What are your biggest fears?  Tarantulas, snakes, getting stuck in a lift, falling from a plane?  Well..who isn't scared of these?

Some of us winos can add wine faults to that list. Picture this, after cooking up a storm in the kitchen, you're sat with friends around the table ready to tuck in and crack open a bottle of very carefully chosen wine.  What could go wrong now?  The answer; a wine fault.  These gremlins take many different forms and can distort the appearance, aroma and flavour of the wine.  As I have experienced, they are a huge inconvenience, especially if you haven't got a replacement bottle for that evening!

The most common faults are:

Old and past it

How to spot it: The wine is dull, lacks fruitiness and has little character

The culprit: Putting wine, which is meant to be drunk young, in your cellar/kitchen and forgetting about it.  Or having the misfortune of picking an old bottle off the supermarket shelf.

Fact: Wine does not necessarily always improve with age, for example most Sauvignon Blanc and Beaujolais wines.  Most wine is drunk 'young', within 12 - 18 months after it has been produced.  Some wines and Champagnes do improve and take on a more interesting character with age. 

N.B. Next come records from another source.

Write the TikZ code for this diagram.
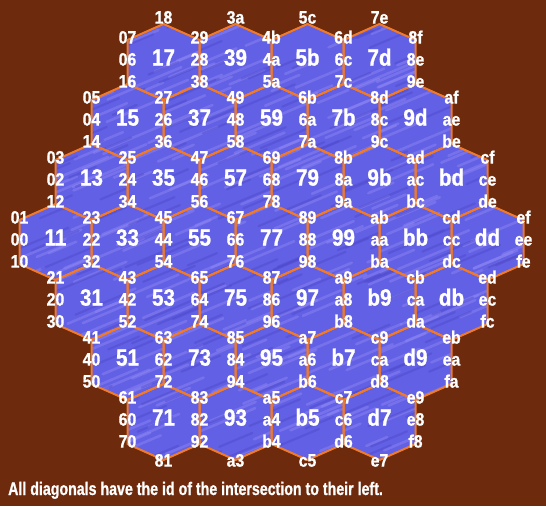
\documentclass[tikz,border=0pt]{standalone}
\usepackage{fontspec}
\setmainfont{Liberation Sans}
\newfontfamily\lblfont[FakeStretch=0.88,FakeBold=0.9]{Liberation Sans}
\newfontfamily\notefont[FakeStretch=0.78,FakeBold=0.9]{Liberation Sans}
\definecolor{bgbrown}{RGB}{110,42,12}
\definecolor{hexfill}{RGB}{98,96,228}
\definecolor{hexlight}{RGB}{146,138,246}
\definecolor{hexdark}{RGB}{76,70,200}
\definecolor{edgeorange}{RGB}{240,122,40}
\newcommand\hexdigit[1]{\ifcase\numexpr#1\relax 0\or 1\or 2\or 3\or 4\or 5\or 6\or 7\or 8\or 9\or a\or b\or c\or d\or e\or f\fi}
% the picture prints "ca" on the edge that would be c8
\newcommand\edgetext[2]{\ifnum#1=12 \ifnum#2=8 ca\else\hexdigit{#1}\hexdigit{#2}\fi\else\hexdigit{#1}\hexdigit{#2}\fi}
\begin{document}
\begin{tikzpicture}[x=1pt,y=-1pt,
  declare function={
    hx(\a,\b)=((\a)>=1)*((\a)<=13)*((\b)>=1)*((\b)<=13)*(abs((\a)-(\b))<=6);
    cx(\a,\b)=271.5+18*((\a)+(\b)-14);
    cy(\a,\b)=242+30*((\a)-(\b));},
  hexedge/.style={draw=edgeorange, line width=2pt, line join=round},
  bigid/.style={text=white, inner sep=0pt, font=\lblfont\bfseries\fontsize{23.5}{24}\selectfont, text height=0.72em, text depth=0pt},
  smallid/.style={text=white, inner sep=0pt, font=\lblfont\bfseries\fontsize{18}{19}\selectfont, text height=0.72em, text depth=0pt},
  notetext/.style={text=white, inner sep=0pt, anchor=base west, font=\notefont\bfseries\fontsize{18.2}{20}\selectfont},
]
\fill[bgbrown] (0,0) rectangle (546,506);
\useasboundingbox (0,0) rectangle (546,506);
\pgfmathsetseed{7}
% hex cells with texture
\foreach \a in {1,3,...,13}{\foreach \b in {1,3,...,13}{
  \pgfmathtruncatemacro\hok{hx(\a,\b)}
  \ifnum\hok=1
    \pgfmathsetmacro\hxX{cx(\a,\b)}
    \pgfmathsetmacro\hxY{cy(\a,\b)}
    \begin{scope}
      \clip (\hxX,\hxY-38) -- (\hxX+36,\hxY-22) -- (\hxX+36,\hxY+22) -- (\hxX,\hxY+38) -- (\hxX-36,\hxY+22) -- (\hxX-36,\hxY-22) -- cycle;
      \fill[hexfill] (\hxX-40,\hxY-40) rectangle (\hxX+40,\hxY+40);
      \foreach \i in {1,...,10}{
        \pgfmathsetmacro\stx{\hxX+rand*42}
        \pgfmathsetmacro\sty{\hxY+rand*42}
        \pgfmathsetmacro\stl{10+rnd*22}
        \draw[hexlight, opacity=0.45, line width=2.6pt, line cap=round] (\stx-\stl,\sty+0.42*\stl) -- (\stx+\stl,\sty-0.42*\stl);
      }
      \foreach \i in {1,...,6}{
        \pgfmathsetmacro\stx{\hxX+rand*42}
        \pgfmathsetmacro\sty{\hxY+rand*42}
        \pgfmathsetmacro\stl{10+rnd*20}
        \draw[hexdark, opacity=0.4, line width=2.2pt, line cap=round] (\stx-\stl,\sty+0.42*\stl) -- (\stx+\stl,\sty-0.42*\stl);
      }
    \end{scope}
  \fi
}}
% hex outlines
\foreach \a in {1,3,...,13}{\foreach \b in {1,3,...,13}{
  \pgfmathtruncatemacro\hok{hx(\a,\b)}
  \ifnum\hok=1
    \pgfmathsetmacro\hxX{cx(\a,\b)}
    \pgfmathsetmacro\hxY{cy(\a,\b)}
    \draw[hexedge] (\hxX,\hxY-38) -- (\hxX+36,\hxY-22) -- (\hxX+36,\hxY+22) -- (\hxX,\hxY+38) -- (\hxX-36,\hxY+22) -- (\hxX-36,\hxY-22) -- cycle;
  \fi
}}
% labels
\foreach \p in {0,...,15}{\foreach \q in {0,...,15}{
  \pgfmathtruncatemacro\pe{mod(\p,2)}
  \pgfmathtruncatemacro\qe{mod(\q,2)}
  \ifnum\pe=1
    \ifnum\qe=1
      \pgfmathtruncatemacro\lok{hx(\p,\q)}
      \ifnum\lok>0
        \node[bigid] (h\p-\q) at ({cx(\p,\q)},{cy(\p,\q)}) {\hexdigit{\p}\hexdigit{\q}};
      \fi
    \else
      \pgfmathtruncatemacro\lok{hx(\p,\q-1)+hx(\p,\q+1)+hx(\p-2,\q-1)}
      \ifnum\lok>0
        \pgfmathtruncatemacro\oth{hx(\p,\q+1)+hx(\p-2,\q-1)}
        \pgfmathsetmacro\lsh{\oth>0 ? 0 : -4}
        \node[smallid] (v\p-\q) at ({cx(\p,\q-1)},{cy(\p,\q-1)-38+\lsh}) {\hexdigit{\p}\hexdigit{\q}};
      \fi
    \fi
  \else
    \ifnum\qe=1
      \pgfmathtruncatemacro\lok{hx(\p+1,\q)+hx(\p-1,\q)+hx(\p-1,\q-2)}
      \ifnum\lok>0
        \pgfmathtruncatemacro\oth{hx(\p+1,\q)+hx(\p-1,\q-2)}
        \pgfmathsetmacro\lsh{\oth>0 ? 0 : 3}
        \node[smallid] (u\p-\q) at ({cx(\p+1,\q)-36},{cy(\p+1,\q)-22+\lsh}) {\hexdigit{\p}\hexdigit{\q}};
      \fi
    \else
      \pgfmathtruncatemacro\lok{hx(\p+1,\q+1)+hx(\p-1,\q-1)}
      \ifnum\lok>0
        \node[smallid] (e\p-\q) at ({cx(\p,\q)},{cy(\p,\q)}) {\edgetext{\p}{\q}};
      \fi
    \fi
  \fi
}}
\node[notetext] (note) at (8,495) {All diagonals have the id of the intersection to their left.};
\end{tikzpicture}
\end{document}
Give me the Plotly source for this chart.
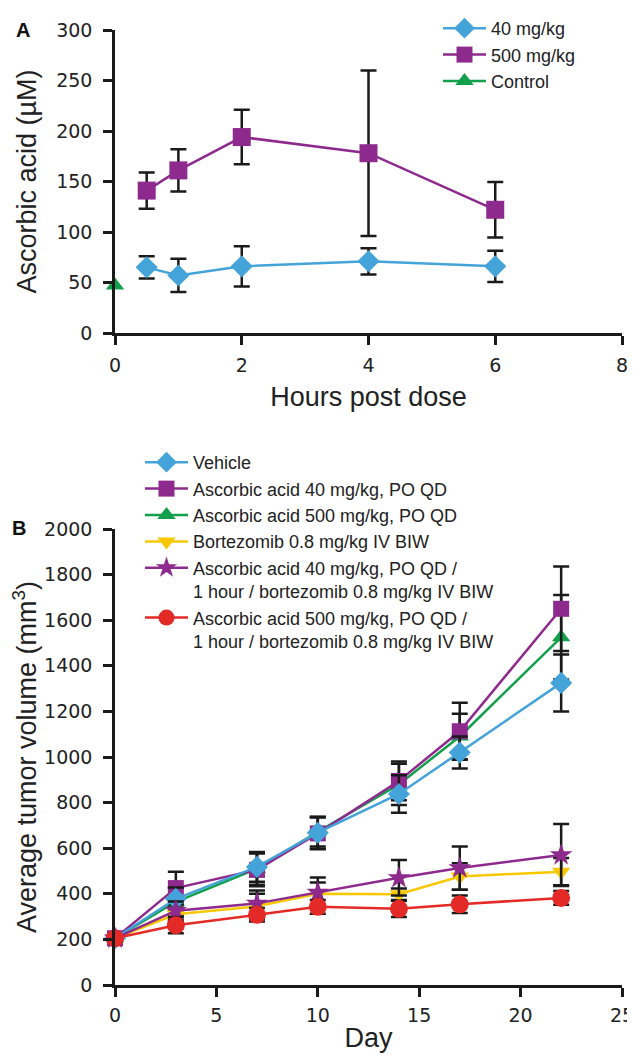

Maturation depends mostly on the type of wine and the form of storage used. 

Cork Taint

How to spot it: The wine has a musty mouldy smell and flavour, like damp cardboard, off mushrooms and quite simply cork!  You can detect a corked bottle just by smelling the wine

The culprit: Caused primarily by the chemical TCA (2, 4, 6 trichloranisol), stemming from a reaction between the material in the cork and the chlorine-containing chemicals used when sterilising corks.  A corked wine does not mean that you have bits of cork floating in your glass.  Plastic corks and screwcaps are safe from this one

Fact: Trade estimates indicate that around 5% of wines are victims of cork taint

Oxidation

How to spot it: The wine has a slightly brown colour, lacks any fresh fruit character and can taste bitter, often with meaty or caramel flavours

The culprit: Too much oxygen getting into the wine, usually through careless handling or storage

Fact: Some wines benefit from a very small, controlled amount of oxygen - Riojas and Sherries to name a couple

Volatile acidity

How to spot it:  The wine smells of nail varnish and tastes like vinegar

The culprit: Bacteria in the wine can convert the alcohol into acetic acid (the acid of vinegar)

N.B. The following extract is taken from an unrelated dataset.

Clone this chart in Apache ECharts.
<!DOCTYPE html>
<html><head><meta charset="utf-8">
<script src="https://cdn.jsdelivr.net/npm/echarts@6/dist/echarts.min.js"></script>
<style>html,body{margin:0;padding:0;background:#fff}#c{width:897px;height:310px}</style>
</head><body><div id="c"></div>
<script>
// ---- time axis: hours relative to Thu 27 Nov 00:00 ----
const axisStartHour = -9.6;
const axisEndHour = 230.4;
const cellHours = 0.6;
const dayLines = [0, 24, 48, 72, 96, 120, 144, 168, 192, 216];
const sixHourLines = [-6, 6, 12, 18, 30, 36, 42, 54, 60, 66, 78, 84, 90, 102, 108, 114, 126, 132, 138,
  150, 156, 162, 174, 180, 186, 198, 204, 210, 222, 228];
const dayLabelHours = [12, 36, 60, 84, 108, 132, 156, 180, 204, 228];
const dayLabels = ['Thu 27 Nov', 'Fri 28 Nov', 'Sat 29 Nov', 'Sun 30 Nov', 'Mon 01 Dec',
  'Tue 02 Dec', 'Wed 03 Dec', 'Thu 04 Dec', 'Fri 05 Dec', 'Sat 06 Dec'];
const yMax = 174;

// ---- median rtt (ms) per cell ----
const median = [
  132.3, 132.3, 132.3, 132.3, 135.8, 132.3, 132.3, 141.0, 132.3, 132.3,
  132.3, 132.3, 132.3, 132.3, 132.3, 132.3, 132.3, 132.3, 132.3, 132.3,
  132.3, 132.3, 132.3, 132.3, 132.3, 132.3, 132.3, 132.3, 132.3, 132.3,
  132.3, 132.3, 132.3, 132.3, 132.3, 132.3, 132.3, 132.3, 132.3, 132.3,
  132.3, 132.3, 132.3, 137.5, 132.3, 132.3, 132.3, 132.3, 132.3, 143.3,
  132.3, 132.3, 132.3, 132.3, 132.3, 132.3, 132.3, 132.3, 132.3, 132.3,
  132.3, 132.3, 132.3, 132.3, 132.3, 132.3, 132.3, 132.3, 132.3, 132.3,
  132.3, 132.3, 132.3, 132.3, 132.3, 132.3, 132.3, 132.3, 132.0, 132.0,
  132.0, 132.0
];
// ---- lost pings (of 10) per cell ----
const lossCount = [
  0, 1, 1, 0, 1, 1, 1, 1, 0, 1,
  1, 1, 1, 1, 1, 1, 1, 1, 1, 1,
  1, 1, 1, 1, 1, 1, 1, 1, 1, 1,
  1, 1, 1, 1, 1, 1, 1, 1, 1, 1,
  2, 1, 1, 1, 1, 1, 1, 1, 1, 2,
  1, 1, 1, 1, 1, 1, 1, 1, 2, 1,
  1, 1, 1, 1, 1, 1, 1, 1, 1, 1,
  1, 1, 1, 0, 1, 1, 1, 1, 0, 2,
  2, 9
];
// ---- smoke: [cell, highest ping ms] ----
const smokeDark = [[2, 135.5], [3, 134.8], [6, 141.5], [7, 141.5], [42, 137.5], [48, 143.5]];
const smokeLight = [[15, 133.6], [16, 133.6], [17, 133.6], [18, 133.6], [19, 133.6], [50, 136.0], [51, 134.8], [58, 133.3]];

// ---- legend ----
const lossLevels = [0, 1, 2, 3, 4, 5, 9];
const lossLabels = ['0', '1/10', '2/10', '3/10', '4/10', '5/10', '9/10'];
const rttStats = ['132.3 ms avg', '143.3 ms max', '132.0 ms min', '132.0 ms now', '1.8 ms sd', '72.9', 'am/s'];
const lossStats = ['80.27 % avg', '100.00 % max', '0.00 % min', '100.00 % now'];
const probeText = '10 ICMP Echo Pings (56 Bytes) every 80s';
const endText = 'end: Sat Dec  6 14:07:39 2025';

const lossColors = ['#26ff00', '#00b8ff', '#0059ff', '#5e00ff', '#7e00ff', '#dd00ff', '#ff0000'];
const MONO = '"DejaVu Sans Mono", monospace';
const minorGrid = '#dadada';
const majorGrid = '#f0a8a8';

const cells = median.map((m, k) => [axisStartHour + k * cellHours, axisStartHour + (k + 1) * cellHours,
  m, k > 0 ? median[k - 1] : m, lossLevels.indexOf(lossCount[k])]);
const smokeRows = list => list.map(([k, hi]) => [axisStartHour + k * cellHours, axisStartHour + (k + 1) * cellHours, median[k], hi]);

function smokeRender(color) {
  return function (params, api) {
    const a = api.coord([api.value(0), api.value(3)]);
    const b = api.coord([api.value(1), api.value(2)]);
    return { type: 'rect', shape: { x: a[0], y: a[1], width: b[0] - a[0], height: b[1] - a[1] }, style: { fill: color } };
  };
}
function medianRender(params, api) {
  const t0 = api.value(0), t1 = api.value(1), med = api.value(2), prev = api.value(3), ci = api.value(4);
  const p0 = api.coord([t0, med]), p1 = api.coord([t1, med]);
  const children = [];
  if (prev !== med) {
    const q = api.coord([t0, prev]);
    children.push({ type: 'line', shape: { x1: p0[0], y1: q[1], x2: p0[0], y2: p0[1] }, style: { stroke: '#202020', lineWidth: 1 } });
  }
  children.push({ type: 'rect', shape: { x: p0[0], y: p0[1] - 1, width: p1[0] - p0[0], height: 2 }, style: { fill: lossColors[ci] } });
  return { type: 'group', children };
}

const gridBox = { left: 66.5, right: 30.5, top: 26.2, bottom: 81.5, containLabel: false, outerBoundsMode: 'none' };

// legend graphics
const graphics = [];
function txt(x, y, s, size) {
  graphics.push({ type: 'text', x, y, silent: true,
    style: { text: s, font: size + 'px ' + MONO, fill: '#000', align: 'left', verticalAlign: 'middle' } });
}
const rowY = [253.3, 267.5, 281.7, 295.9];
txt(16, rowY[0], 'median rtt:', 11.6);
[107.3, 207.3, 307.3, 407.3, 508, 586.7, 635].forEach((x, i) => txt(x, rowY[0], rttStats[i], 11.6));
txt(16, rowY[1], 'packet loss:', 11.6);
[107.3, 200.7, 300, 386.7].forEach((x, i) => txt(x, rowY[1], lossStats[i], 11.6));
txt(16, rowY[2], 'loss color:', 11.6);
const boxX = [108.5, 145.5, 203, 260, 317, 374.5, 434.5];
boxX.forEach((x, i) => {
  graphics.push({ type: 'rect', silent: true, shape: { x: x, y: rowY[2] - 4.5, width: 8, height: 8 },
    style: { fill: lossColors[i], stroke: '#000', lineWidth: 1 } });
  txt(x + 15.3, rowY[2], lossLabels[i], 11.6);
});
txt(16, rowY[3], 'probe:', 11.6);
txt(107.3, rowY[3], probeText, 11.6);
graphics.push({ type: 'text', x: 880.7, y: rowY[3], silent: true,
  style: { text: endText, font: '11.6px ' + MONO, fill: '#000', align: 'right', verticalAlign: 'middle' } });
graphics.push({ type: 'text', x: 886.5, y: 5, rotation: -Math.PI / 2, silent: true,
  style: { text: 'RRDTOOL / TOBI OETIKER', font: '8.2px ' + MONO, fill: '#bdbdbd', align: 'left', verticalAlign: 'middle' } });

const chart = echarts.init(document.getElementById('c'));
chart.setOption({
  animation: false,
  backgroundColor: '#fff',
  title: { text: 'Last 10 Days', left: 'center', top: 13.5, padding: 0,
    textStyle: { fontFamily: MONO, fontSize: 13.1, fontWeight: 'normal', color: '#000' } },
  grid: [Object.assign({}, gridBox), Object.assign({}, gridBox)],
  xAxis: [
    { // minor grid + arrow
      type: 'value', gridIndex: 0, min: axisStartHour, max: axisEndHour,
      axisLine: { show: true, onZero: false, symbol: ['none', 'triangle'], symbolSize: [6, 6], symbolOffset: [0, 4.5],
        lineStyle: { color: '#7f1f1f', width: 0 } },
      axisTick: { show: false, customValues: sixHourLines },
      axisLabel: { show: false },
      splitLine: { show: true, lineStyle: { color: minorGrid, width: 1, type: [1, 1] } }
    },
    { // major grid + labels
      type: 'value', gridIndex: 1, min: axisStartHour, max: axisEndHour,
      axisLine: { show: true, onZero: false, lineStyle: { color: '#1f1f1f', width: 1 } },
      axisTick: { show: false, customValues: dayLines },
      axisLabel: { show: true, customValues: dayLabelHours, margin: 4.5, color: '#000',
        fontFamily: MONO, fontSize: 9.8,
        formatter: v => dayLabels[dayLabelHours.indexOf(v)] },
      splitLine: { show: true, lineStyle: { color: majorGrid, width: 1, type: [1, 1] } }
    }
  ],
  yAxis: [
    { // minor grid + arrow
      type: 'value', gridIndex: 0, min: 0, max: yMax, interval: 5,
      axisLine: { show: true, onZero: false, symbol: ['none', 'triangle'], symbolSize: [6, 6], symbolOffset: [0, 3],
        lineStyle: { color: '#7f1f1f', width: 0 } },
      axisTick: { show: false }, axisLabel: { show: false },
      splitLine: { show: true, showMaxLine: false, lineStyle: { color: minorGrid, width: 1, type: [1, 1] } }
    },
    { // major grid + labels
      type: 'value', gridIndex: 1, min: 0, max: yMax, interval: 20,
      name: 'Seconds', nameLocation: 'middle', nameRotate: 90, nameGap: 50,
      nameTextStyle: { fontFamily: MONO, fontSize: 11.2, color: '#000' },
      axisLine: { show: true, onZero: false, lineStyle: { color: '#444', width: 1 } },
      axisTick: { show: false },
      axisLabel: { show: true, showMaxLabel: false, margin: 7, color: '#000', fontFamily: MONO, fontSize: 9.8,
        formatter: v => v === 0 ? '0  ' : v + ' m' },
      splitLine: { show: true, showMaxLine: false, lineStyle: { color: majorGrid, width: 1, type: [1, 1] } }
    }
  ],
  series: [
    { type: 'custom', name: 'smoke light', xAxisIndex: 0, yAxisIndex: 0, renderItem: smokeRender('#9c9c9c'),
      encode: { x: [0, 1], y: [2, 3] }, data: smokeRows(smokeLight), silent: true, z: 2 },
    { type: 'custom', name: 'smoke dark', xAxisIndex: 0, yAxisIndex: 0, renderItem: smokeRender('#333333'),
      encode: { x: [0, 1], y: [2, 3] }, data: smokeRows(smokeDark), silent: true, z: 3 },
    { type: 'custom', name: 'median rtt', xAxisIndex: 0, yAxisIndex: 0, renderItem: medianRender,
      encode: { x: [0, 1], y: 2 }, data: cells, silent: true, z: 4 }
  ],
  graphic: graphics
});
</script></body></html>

Fact: Too much volatile acidity, whilst caused by bacteria that are present and active, is often a result of careless wine-making

Second fermentation

How to spot it: The wine is cloudy and can be slightly fizzy

The culprit:  Yeasts. If the wine contains fermentable sugars, stray yeasts in the wine may get to work on these, upsetting the wine's clarity and producing carbon dioxide

Fact: With the building pressure of the carbon dioxide, corks can pop off and wine spills everywhere!  Fortunately, with better equipment and knowledge, this is rarely a problem nowadays.

Tartrate crystals

How to spot it: These small crystals can look like tiny segments of glass in, well, your glass!

The culprit: Tartrates are one of the by-products of using tartaric acid in wine production.

Fact: These small crystals are not harmful and only impact the wine visually. They can be removed, but lots of treatment in the winery can be detrimental to the quality of the wine, so many winemakers choose not to carry out this complex and unreliable stabilisation process.